Enjoy the street names: Via Curiosa (Curious St), Via Perduta (Lost St), Via Piacevole (Pleasant St), Via Pericolosa (Dangerous St), among many others. And look for details – carved symbols and coats of arms. One local peculiarity is the narrow Porta del Morte, ‘Death’s Door’, used only to carry out the dead, and bricked up the rest of the time – where death has once passed, the superstition went, he might pass again. In some houses these doors were the only access to the upper floors, with ladders inside that could be pulled up in emergencies.
Piazza IV Novembre
Magnificent, time-worn Piazza IV Novembre, once the setting for countless riots and street battles, remains the heart and soul of Perugia. As in many Umbrian cities, the old town hall, symbol of the comune, entirely upstages the cathedral, but here, the two stare at each other over Italy’s most beautiful medieval fountain, the 25-sided polygonal pink and white Fontana Maggiore, designed in the 1270s by Fra Bevignate.
The occasion was the construction of Perugia’s first aqueduct since Roman times, and the Priors commissioned the top chisel-masters of the day, Nicola Pisano and his son Giovanni to sculpt the 48 double relief-panels around the lower basin. The more you look, the more you realise the subtlety and dynamism of Fra Bevignate’s design, particularly the way in which the panels of the lower basin are never congruent, but pull the eye along.
Perugia hosts several major events, starting with Italy’s most important Jazz Festival in July, with such alumni as the late Stan Getz and Wynton Marsalis.
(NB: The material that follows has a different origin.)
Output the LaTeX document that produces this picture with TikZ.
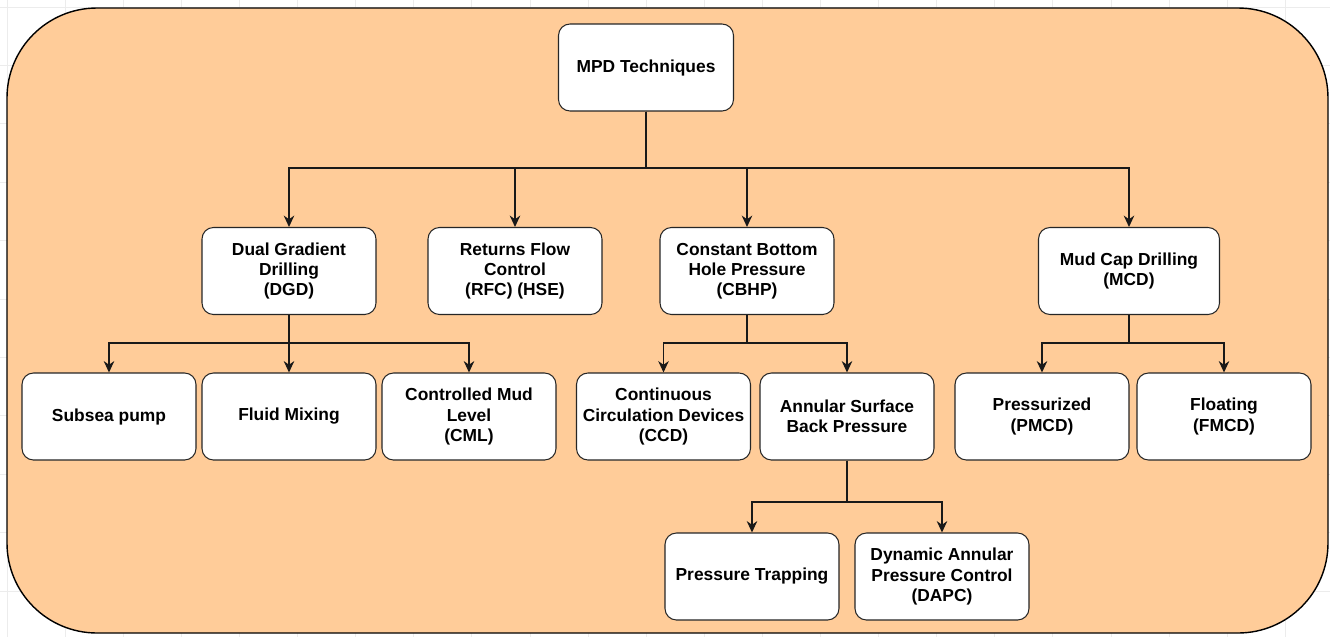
\documentclass[tikz,border=0pt]{standalone}
\usepackage{fontspec}
\setmainfont{Liberation Sans}
\definecolor{mudorange}{RGB}{255, 204, 153}
\definecolor{gridgray}{RGB}{236, 236, 236}
\usetikzlibrary{arrows.meta, positioning}

\begin{document}
\begin{tikzpicture}[
  x=0.02cm, y=-0.02cm,
  techbox/.style={draw=black!85, fill=white, rounded corners=6.5pt, line width=0.6pt, minimum width=3.48cm, minimum height=1.74cm, inner sep=2pt, align=center, font=\fontsize{9.9}{11.4}\selectfont\bfseries},
  link/.style={draw=black!90, line width=0.75pt},
  arr/.style={link, -{Stealth[length=6.5pt, width=6pt]}}
]
  \useasboundingbox (0,0) rectangle (1330,637);

  % faint canvas grid
  \foreach \k in {0,...,22} \draw[gridgray, line width=0.4pt] ({7+58.1*\k},0) -- ({7+58.1*\k},637);
  \foreach \k in {0,...,10} \draw[gridgray, line width=0.4pt] (0,{7+58.4*\k}) -- (1330,{7+58.4*\k});

  % background panel
  \draw[fill=mudorange, line width=0.8pt, rounded corners=1.8cm] (7,8) rectangle (1328,633);

  % root
  \node[techbox, minimum width=3.5cm] (mpd) at (646,67.5) {MPD Techniques};

  % main techniques
  \node[techbox] (dgd) at (289,271) {Dual Gradient\\Drilling\\(DGD)};
  \node[techbox] (rfc) at (515,271) {Returns Flow\\Control\\(RFC) (HSE)};
  \node[techbox] (cbhp) at (747,271) {Constant Bottom\\Hole Pressure\\(CBHP)};
  \node[techbox, minimum width=3.62cm] (mcd) at (1129,271) {Mud Cap Drilling\\(MCD)};

  % sub techniques
  \node[techbox] (subsea) at (109,416.5) {Subsea pump};
  \node[techbox] (fluid) at (289,416.5) {Fluid Mixing};
  \node[techbox] (cml) at (469,416.5) {Controlled Mud\\Level\\(CML)};
  \node[techbox] (ccd) at (663.5,416.5) {Continuous\\Circulation Devices\\(CCD)};
  \node[techbox] (asbp) at (847,416.5) {Annular Surface\\Back Pressure};
  \node[techbox] (pmcd) at (1042,416.5) {Pressurized\\(PMCD)};
  \node[techbox] (fmcd) at (1224,416.5) {Floating\\(FMCD)};

  % back pressure variants
  \node[techbox] (trap) at (752,576.5) {Pressure Trapping};
  \node[techbox] (dapc) at (942,576.5) {Dynamic Annular\\Pressure Control\\(DAPC)};

  % junctions
  \coordinate (j1) at (646,168);
  \coordinate (j2) at (289,343);
  \coordinate (j3) at (747,343);
  \coordinate (j4) at (1129,343);
  \coordinate (j5) at (847,502);

  % connectors
  \foreach \c in {dgd, rfc, cbhp, mcd} \draw[arr] (mpd.south) -- (j1) -| (\c.north);
  \foreach \c in {subsea, fluid, cml} \draw[arr] (dgd.south) -- (j2) -| (\c.north);
  \foreach \c in {ccd, asbp} \draw[arr] (cbhp.south) -- (j3) -| (\c.north);
  \foreach \c in {pmcd, fmcd} \draw[arr] (mcd.south) -- (j4) -| (\c.north);
  \foreach \c in {trap, dapc} \draw[arr] (asbp.south) -- (j5) -| (\c.north);
\end{tikzpicture}
\end{document}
In mid-June, Perugia 1416 celebrates the Battle of Sant’Egidio with processions, competitions between the rioni and other events. Late June is time for the Trasimeno Music Festival, founded by Canadian pianist Angela Hewitt, followed in July and August by the Trasimeno Blues Festival.
The summer Music Fest Perugia features classical music in the churches, and the Destate La Notte ‘Wake Up the Night’ runs from July through September, with late-night events of all kinds. Perugia Musica Classica sponsors September’s wonderful Sagra Musicale Umbra in historic locations around the region and concerts all winter long. Thousands join in October’s Marcia della Pace (second Sunday in October), the peace march to Assisi held every year since 1963. Eurochocolate, the massive chocolate festival, follows, and then in the first week of November it’s the Fiera dei Morti in Pian di Massiano – the oldest-surviving fair in Central Italy.
Getting to Perugia
Perugia’s train stations are both some distance from the centre. The main Trenitalia station at Fontivegge is linked by buses R or TS from Piazza Italia, or the MiniMetrò. Trains go direct to Assisi (26km; 25mins), Spoleto (47km; 70mins), Foligno and Terni on the way to Rome (3hrs), while the route to Ancona (3hrs) is via Foligno; for Florence, change at Terontola; from Rome or Orvieto, change at Chiusi.